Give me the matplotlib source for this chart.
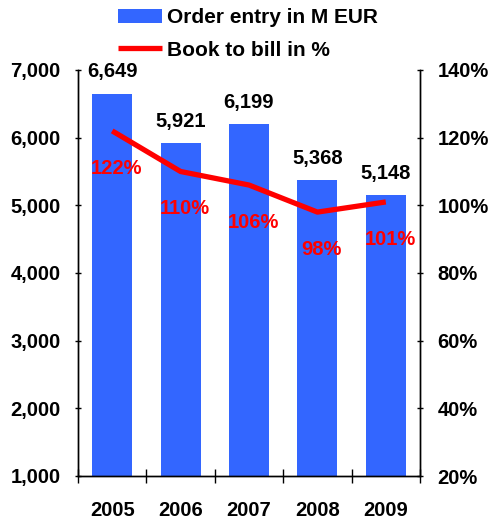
import matplotlib
matplotlib.use("Agg")
import matplotlib.pyplot as plt
import numpy as np
from matplotlib.ticker import FuncFormatter, FixedLocator

plt.rcParams['font.family'] = ['Liberation Sans', 'DejaVu Sans']
plt.rcParams['font.weight'] = 'bold'

# data
years = ['2005', '2006', '2007', '2008', '2009']
order_entry = [6649, 5921, 6199, 5368, 5148]          # M EUR
book_to_bill = [122, 110, 106, 98, 101]              # %

BLUE = '#3366ff'
RED = '#ff0000'
FS = 14.5

fig = plt.figure(figsize=(4.92, 5.2), dpi=100)
ax = fig.add_axes([78 / 492, 1 - 476 / 520, 342 / 492, 406 / 520])
ax2 = ax.twinx()

x = np.arange(len(years))
bars = ax.bar(x, np.array(order_entry) - 1000, bottom=1000, width=0.585,
              color=BLUE, label='Order entry in M EUR', zorder=2)
ax.set_xlim(-0.5, len(years) - 0.5)
ax.set_ylim(1000, 7000)
ax.set_yticks(np.arange(1000, 7001, 1000))
ax.yaxis.set_major_formatter(FuncFormatter(lambda v, p: f'{int(v):,}'))

# bar value labels
for xi, v in zip(x, order_entry):
    ax.annotate(f'{v:,}', (xi, v), xytext=(0, 9), textcoords='offset points',
                ha='center', va='bottom', fontsize=FS, fontweight='bold', color='black')

# x ticks: marks at category boundaries, labels at centers
ax.xaxis.set_major_locator(FixedLocator(np.arange(-0.5, len(years), 1.0)))
ax.xaxis.set_minor_locator(FixedLocator(x))
ax.set_xticklabels([''] * (len(years) + 1))
ax.set_xticklabels(years, minor=True)
ax.tick_params(axis='x', which='major', direction='inout', length=10, width=1)
ax.tick_params(axis='x', which='minor', length=0, pad=18, labelsize=FS)
ax.tick_params(axis='y', direction='inout', length=5, width=1, pad=10, labelsize=FS)

# line on secondary axis
line, = ax2.plot(x, book_to_bill, color=RED, lw=3.8, solid_capstyle='butt',
                 label='Book to bill in %', zorder=3)
ax2.set_ylim(20, 140)
ax2.set_yticks(np.arange(20, 141, 20))
ax2.yaxis.set_major_formatter(FuncFormatter(lambda v, p: f'{int(v)}%'))
ax2.tick_params(axis='y', direction='inout', length=5, width=1, pad=10, labelsize=FS)

for xi, v in zip(x, book_to_bill):
    ax2.annotate(f'{v}%', (xi, v), xytext=(3, -27), textcoords='offset points',
                 ha='center', va='center', fontsize=FS, fontweight='bold', color=RED)

for a in (ax, ax2):
    a.spines['top'].set_visible(False)
    for s in ('left', 'right', 'bottom'):
        a.spines[s].set_linewidth(1)
        a.spines[s].set_color('black')

fig.legend([bars, line], ['Order entry in M EUR', 'Book to bill in %'],
           loc='upper left', bbox_to_anchor=(118 / 492, 1 - 8 / 520),
           frameon=False, fontsize=15, handlelength=2.1, handleheight=0.65,
           handletextpad=0.25, labelspacing=0.65, borderpad=0, borderaxespad=0)

fig.savefig('out.png', dpi=100)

====

== To be done ==
Only the lines from the start of the material through the line containing "ax2 = ax.twinx()" should be transcribed. Pictures stay out.

== Response for this exercise ==
Give me the matplotlib source for this chart.
import matplotlib
matplotlib.use("Agg")
import matplotlib.pyplot as plt
import numpy as np
from matplotlib.ticker import FuncFormatter, FixedLocator

plt.rcParams['font.family'] = ['Liberation Sans', 'DejaVu Sans']
plt.rcParams['font.weight'] = 'bold'

# data
years = ['2005', '2006', '2007', '2008', '2009']
order_entry = [6649, 5921, 6199, 5368, 5148]          # M EUR
book_to_bill = [122, 110, 106, 98, 101]              # %

BLUE = '#3366ff'
RED = '#ff0000'
FS = 14.5

fig = plt.figure(figsize=(4.92, 5.2), dpi=100)
ax = fig.add_axes([78 / 492, 1 - 476 / 520, 342 / 492, 406 / 520])
ax2 = ax.twinx()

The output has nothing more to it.